The lines from the top of the material through the line with "const xTicks = [0, 10, 20, 30, 40, 50, 60, 70]" are to be set down exactly. Leave the pictures out.

» Given material:

++++++++

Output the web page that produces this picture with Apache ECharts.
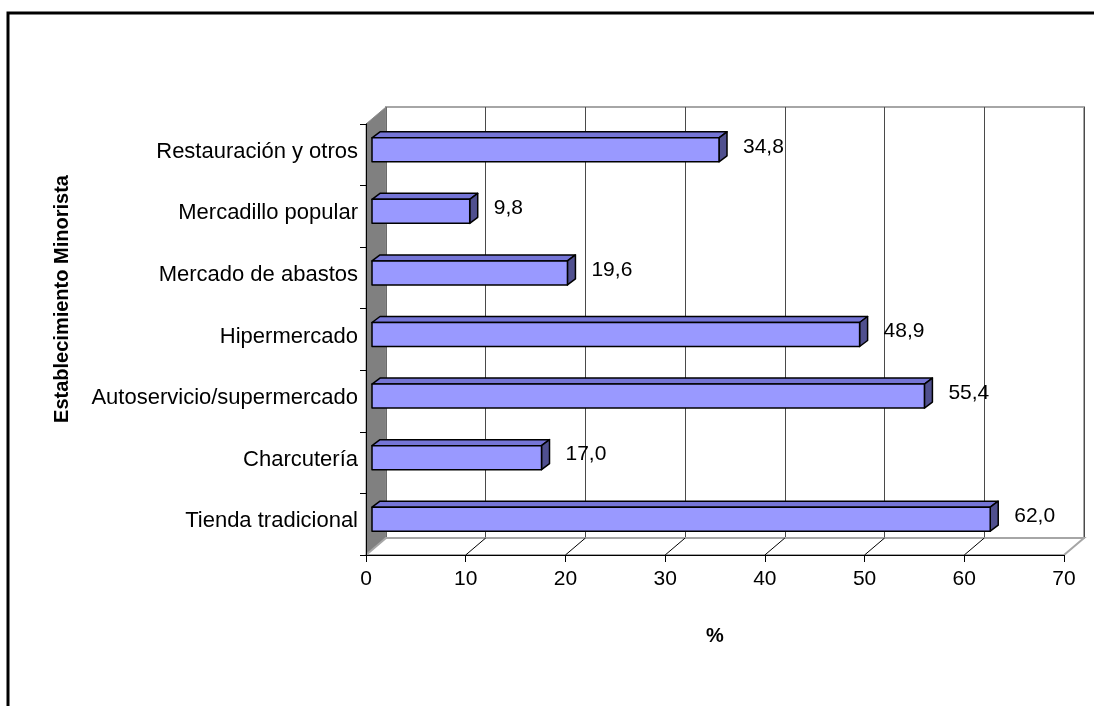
<!DOCTYPE html>
<html>
<head>
<meta charset="utf-8">
<script src="https://cdn.jsdelivr.net/npm/echarts@6/dist/echarts.min.js"></script>
<style>
html, body { margin: 0; padding: 0; background: #fff; }
#chart { width: 1094px; height: 706px; }
</style>
</head>
<body>
<div id="chart"></div>
<script>
// categories bottom -> top, like Excel draws them
const categories = ['Tienda tradicional', 'Charcutería', 'Autoservicio/supermercado', 'Hipermercado', 'Mercado de abastos', 'Mercadillo popular', 'Restauración y otros']
const values = [62.0, 17.0, 55.4, 48.9, 19.6, 9.8, 34.8]
const xTicks = [0, 10, 20, 30, 40, 50, 60, 70]

const FONT = 'Liberation Sans, Arial, sans-serif'
const DEPTH = [20, -17] // back wall offset from the front plane
const BAR_IN = [6, -5] // bar front face sits a bit inside the depth
const BAR_D = [8, -6] // bar thickness
const BAR_H = 24

// side wall + floor
const renderWalls = (params, api) => {
    const r = params.coordSys
    const [dx, dy] = DEPTH
    const b = r.y + r.height
    return {
        type: 'group',
        children: [
            {
                type: 'polygon',
                shape: { points: [[r.x, r.y], [r.x + dx, r.y + dy], [r.x + dx, b + dy], [r.x, b]] },
                style: { fill: '#808080', stroke: '#8c8c8c', lineWidth: 1 },
            },
            {
                type: 'polygon',
                shape: { points: [[r.x, b], [r.x + dx, b + dy], [r.x + r.width + dx, b + dy], [r.x + r.width, b]] },
                style: { fill: '#fff', stroke: '#a6a6a6', lineWidth: 2 },
            },
        ],
    }
}

// diagonal lines on the floor at each tick
const renderFloorTicks = (params, api) => {
    const r = params.coordSys
    const x = api.coord([api.value(0), 0])[0]
    const b = r.y + r.height
    return {
        type: 'line',
        shape: { x1: x, y1: b, x2: x + DEPTH[0], y2: b + DEPTH[1] },
        style: { stroke: '#000', lineWidth: 1 },
    }
}

// 3d bar: top face, end face, front face, label
const renderBar = (params, api) => {
    const v = api.value(0)
    const i = api.value(1)
    const start = api.coord([0, i])
    const end = api.coord([v, i])
    const yc = start[1] + BAR_IN[1]
    const x0 = start[0] + BAR_IN[0]
    const x1 = end[0] + BAR_IN[0]
    const yt = yc - BAR_H / 2
    const yb = yc + BAR_H / 2
    const [dx, dy] = BAR_D
    const line = { stroke: '#000', lineWidth: 1.5, lineJoin: 'round' }
    return {
        type: 'group',
        children: [
            {
                type: 'polygon',
                shape: { points: [[x0, yt], [x1, yt], [x1 + dx, yt + dy], [x0 + dx, yt + dy]] },
                style: { fill: '#7575d6', ...line },
            },
            {
                type: 'polygon',
                shape: { points: [[x1, yt], [x1 + dx, yt + dy], [x1 + dx, yb + dy], [x1, yb]] },
                style: { fill: '#50508f', ...line },
            },
            {
                type: 'rect',
                shape: { x: x0, y: yt, width: x1 - x0, height: BAR_H },
                style: { fill: '#9999ff', ...line },
            },
            {
                type: 'text',
                x: x1 + dx + 16,
                y: yc - 3,
                style: {
                    text: v.toFixed(1).replace('.', ','),
                    fill: '#000',
                    fontSize: 21,
                    fontFamily: FONT,
                    align: 'left',
                    verticalAlign: 'middle',
                },
            },
        ],
    }
}

var myChart = echarts.init(document.getElementById('chart'))
var option = {
    backgroundColor: '#fff',
    animation: false,
    textStyle: { fontFamily: FONT },
    grid: [
        // front plane
        { left: 366, top: 124, width: 698, height: 431 },
        // back wall
        {
            left: 386,
            top: 107,
            width: 698,
            height: 431,
            show: true,
            backgroundColor: '#fff',
            borderColor: '#a6a6a6',
            borderWidth: 2,
        },
    ],
    xAxis: [
        {
            type: 'value',
            gridIndex: 0,
            min: 0,
            max: 70,
            interval: 10,
            z: 10,
            axisLine: { show: true, lineStyle: { color: '#000', width: 1 } },
            axisTick: { show: true, length: 7, lineStyle: { color: '#000' } },
            axisLabel: { color: '#000', fontSize: 21, margin: 14, fontFamily: FONT },
            splitLine: { show: false },
            name: '%',
            nameLocation: 'middle',
            nameGap: 71,
            nameTextStyle: { color: '#000', fontSize: 20, fontWeight: 'bold', fontFamily: FONT },
        },
        {
            type: 'value',
            gridIndex: 1,
            min: 0,
            max: 70,
            interval: 10,
            axisLine: { show: false },
            axisTick: { show: false },
            axisLabel: { show: false },
            splitLine: { show: true, lineStyle: { color: '#4a4a4a', width: 1 } },
        },
    ],
    yAxis: [
        {
            type: 'category',
            gridIndex: 0,
            data: categories,
            z: 10,
            axisLine: { show: true, lineStyle: { color: '#000', width: 1 } },
            axisTick: { show: true, length: 6, lineStyle: { color: '#000' } },
            axisLabel: {
                color: '#000',
                fontSize: 22,
                margin: 8,
                fontFamily: FONT,
                verticalAlign: 'bottom',
                lineHeight: 6,
            },
        },
        { type: 'value', gridIndex: 1, min: 0, max: 1, show: false },
    ],
    graphic: [
        {
            type: 'rect',
            z: 100,
            shape: { x: 8, y: 13, width: 1100, height: 720 },
            style: { fill: 'none', stroke: '#000', lineWidth: 3 },
        },
        {
            type: 'text',
            x: 62,
            y: 299,
            rotation: Math.PI / 2,
            style: {
                text: 'Establecimiento Minorista',
                fill: '#000',
                fontSize: 20,
                fontWeight: 'bold',
                fontFamily: FONT,
                align: 'center',
                verticalAlign: 'middle',
            },
        },
    ],
    series: [
        {
            type: 'custom',
            xAxisIndex: 0,
            yAxisIndex: 0,
            z: 1,
            silent: true,
            renderItem: renderWalls,
            data: [[0, 0]],
        },
        {
            type: 'custom',
            xAxisIndex: 0,
            yAxisIndex: 0,
            z: 1,
            silent: true,
            renderItem: renderFloorTicks,
            data: xTicks.slice(1, -1).map(t => [t, 0]),
        },
        {
            type: 'custom',
            xAxisIndex: 0,
            yAxisIndex: 0,
            z: 3,
            renderItem: renderBar,
            encode: { x: 0, y: 1 },
            data: values.map((v, i) => [v, i]),
        },
    ],
}
myChart.setOption(option)
</script>
</body>
</html>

++++++++

» Finished task:
Output the web page that produces this picture with Apache ECharts.
<!DOCTYPE html>
<html>
<head>
<meta charset="utf-8">
<script src="https://cdn.jsdelivr.net/npm/echarts@6/dist/echarts.min.js"></script>
<style>
html, body { margin: 0; padding: 0; background: #fff; }
#chart { width: 1094px; height: 706px; }
</style>
</head>
<body>
<div id="chart"></div>
<script>
// categories bottom -> top, like Excel draws them
const categories = ['Tienda tradicional', 'Charcutería', 'Autoservicio/supermercado', 'Hipermercado', 'Mercado de abastos', 'Mercadillo popular', 'Restauración y otros']
const values = [62.0, 17.0, 55.4, 48.9, 19.6, 9.8, 34.8]
const xTicks = [0, 10, 20, 30, 40, 50, 60, 70]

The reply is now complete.